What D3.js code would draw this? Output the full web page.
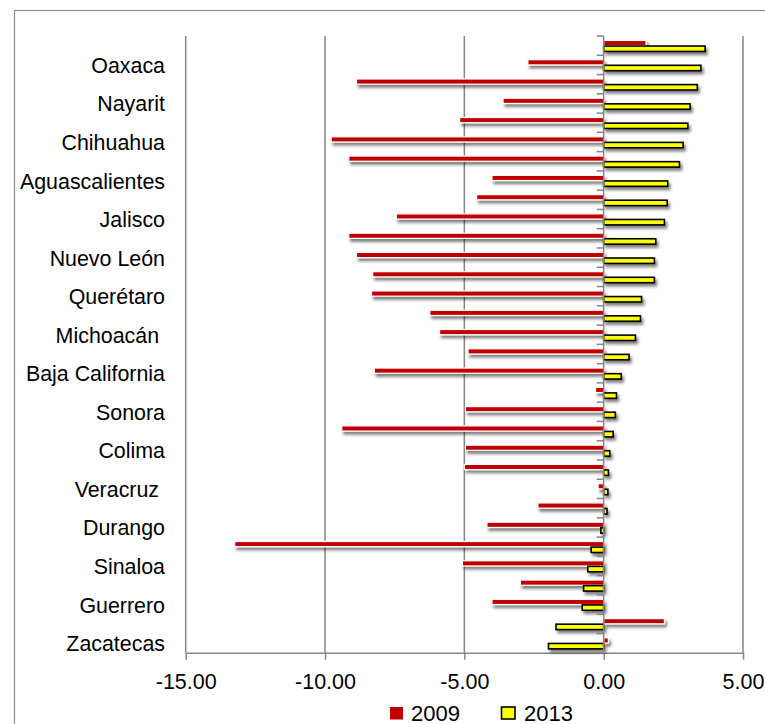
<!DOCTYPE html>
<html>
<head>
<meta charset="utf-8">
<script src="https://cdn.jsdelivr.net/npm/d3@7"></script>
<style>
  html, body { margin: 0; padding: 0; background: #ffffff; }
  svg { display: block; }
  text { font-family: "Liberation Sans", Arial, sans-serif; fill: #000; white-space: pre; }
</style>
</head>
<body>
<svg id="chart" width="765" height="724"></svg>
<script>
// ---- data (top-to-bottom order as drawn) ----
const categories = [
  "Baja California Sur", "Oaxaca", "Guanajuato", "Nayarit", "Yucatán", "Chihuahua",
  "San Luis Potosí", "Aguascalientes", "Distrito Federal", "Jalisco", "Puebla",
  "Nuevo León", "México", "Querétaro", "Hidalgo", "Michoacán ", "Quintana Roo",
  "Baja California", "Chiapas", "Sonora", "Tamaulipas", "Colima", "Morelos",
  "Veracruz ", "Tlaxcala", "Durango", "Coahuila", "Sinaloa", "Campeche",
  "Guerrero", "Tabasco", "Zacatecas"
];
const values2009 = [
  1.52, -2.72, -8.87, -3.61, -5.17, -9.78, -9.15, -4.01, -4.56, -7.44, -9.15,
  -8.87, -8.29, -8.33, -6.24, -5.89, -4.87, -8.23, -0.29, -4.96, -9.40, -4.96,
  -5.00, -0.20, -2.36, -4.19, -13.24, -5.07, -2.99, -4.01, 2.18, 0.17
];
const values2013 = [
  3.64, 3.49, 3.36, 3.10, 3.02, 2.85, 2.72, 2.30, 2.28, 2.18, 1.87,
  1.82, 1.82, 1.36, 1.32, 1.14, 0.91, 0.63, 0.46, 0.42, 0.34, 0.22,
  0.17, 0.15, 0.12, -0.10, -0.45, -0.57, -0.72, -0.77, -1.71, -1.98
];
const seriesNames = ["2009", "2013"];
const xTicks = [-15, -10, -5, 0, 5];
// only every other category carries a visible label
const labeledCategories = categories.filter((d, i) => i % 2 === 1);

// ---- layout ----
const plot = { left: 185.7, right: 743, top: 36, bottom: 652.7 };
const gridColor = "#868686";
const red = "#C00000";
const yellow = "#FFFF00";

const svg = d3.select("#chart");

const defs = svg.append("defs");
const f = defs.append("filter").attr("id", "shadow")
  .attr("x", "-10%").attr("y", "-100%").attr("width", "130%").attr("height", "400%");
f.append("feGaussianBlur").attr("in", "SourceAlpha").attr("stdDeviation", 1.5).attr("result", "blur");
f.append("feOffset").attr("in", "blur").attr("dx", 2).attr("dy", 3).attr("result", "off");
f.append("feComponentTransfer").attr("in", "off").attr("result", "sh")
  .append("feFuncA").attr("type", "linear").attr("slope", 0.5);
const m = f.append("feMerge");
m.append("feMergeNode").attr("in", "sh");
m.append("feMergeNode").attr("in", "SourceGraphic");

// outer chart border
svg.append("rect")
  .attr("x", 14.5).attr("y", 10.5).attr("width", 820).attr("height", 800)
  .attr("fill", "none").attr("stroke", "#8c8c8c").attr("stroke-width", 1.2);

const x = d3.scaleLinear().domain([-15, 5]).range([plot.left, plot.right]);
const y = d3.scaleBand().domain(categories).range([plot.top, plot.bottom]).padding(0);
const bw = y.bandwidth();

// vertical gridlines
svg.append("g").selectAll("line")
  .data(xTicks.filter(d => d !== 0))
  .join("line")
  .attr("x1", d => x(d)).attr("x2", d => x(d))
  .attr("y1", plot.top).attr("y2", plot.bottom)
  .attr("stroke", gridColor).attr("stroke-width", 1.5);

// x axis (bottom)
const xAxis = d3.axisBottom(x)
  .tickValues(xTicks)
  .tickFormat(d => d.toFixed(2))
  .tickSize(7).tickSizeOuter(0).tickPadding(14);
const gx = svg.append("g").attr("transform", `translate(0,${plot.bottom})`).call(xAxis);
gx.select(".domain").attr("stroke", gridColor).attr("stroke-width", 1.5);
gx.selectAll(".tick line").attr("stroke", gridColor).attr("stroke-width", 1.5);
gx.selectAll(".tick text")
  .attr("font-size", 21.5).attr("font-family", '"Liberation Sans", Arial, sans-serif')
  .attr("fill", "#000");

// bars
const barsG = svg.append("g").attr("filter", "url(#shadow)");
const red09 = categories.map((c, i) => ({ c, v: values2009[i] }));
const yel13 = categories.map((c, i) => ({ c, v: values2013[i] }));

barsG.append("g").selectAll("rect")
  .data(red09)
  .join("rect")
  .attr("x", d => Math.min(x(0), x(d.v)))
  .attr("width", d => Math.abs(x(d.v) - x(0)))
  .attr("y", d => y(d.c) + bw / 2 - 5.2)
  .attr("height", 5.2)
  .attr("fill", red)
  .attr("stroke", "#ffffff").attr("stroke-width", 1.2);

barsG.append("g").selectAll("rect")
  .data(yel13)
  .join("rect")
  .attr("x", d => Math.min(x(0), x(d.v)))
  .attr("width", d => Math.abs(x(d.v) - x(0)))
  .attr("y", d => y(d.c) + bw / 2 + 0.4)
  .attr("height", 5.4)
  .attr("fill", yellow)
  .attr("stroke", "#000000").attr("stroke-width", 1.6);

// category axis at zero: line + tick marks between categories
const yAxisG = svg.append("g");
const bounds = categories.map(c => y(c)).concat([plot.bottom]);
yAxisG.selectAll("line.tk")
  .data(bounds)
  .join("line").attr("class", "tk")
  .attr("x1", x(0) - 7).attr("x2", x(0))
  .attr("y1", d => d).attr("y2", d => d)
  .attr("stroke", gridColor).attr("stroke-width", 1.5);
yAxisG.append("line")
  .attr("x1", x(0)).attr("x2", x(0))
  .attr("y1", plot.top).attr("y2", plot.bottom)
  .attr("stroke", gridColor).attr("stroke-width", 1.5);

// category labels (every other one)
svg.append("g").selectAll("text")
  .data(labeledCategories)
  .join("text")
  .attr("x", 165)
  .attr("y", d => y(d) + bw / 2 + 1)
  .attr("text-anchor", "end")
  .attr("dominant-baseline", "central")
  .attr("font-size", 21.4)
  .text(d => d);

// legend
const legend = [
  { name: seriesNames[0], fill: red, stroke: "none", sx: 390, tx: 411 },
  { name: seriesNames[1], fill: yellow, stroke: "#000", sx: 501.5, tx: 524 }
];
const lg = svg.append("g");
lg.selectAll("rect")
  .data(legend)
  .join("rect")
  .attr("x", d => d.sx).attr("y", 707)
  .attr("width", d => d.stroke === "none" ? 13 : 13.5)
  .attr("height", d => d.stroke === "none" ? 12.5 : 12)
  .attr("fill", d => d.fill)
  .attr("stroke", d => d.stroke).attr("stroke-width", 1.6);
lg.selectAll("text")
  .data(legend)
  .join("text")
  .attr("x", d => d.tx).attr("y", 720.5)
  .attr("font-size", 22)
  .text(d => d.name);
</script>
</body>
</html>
...
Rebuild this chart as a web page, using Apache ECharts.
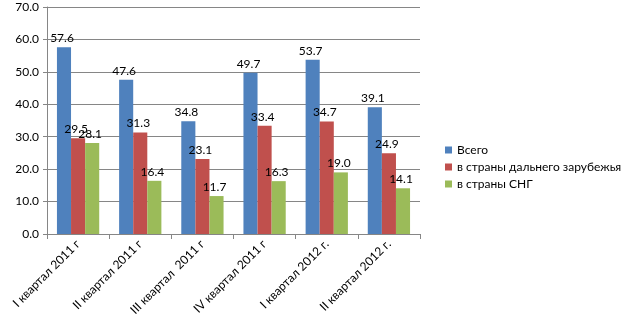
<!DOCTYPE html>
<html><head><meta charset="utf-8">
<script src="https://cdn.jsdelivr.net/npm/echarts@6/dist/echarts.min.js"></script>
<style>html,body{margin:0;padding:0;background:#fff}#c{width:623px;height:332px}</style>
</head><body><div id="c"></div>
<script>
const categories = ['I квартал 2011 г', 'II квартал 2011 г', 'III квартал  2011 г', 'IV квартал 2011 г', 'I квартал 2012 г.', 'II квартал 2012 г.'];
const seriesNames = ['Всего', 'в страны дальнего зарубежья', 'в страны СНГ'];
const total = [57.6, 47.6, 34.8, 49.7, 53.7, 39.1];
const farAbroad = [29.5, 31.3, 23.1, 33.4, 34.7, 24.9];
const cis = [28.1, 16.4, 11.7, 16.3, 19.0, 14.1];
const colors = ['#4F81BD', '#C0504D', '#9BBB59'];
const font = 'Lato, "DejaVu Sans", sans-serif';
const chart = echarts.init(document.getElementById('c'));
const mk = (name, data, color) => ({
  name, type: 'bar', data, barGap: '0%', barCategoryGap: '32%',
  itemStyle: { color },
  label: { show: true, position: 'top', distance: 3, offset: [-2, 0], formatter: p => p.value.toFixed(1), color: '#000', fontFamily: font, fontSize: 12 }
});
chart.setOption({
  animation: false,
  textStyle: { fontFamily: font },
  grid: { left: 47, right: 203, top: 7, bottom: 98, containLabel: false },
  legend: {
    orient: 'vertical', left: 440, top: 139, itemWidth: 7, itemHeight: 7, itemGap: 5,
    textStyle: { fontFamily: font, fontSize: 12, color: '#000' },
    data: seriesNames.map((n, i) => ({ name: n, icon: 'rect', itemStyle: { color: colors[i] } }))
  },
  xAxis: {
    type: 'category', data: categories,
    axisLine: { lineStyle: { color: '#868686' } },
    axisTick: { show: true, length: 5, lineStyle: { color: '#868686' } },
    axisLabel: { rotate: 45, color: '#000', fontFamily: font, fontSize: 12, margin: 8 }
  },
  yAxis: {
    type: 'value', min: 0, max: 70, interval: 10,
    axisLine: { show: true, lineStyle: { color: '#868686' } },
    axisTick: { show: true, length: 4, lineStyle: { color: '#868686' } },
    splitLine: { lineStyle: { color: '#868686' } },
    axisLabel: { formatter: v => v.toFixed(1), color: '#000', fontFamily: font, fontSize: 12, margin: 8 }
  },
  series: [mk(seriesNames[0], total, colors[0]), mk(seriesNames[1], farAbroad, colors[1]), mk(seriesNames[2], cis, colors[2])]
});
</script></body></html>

-- STATED PROBLEM --
Collect each line holding the string "page".

-- EXPECTED ANSWER --
What D3.js code would draw this? Output the full web page.
Rebuild this chart as a web page, using Apache ECharts.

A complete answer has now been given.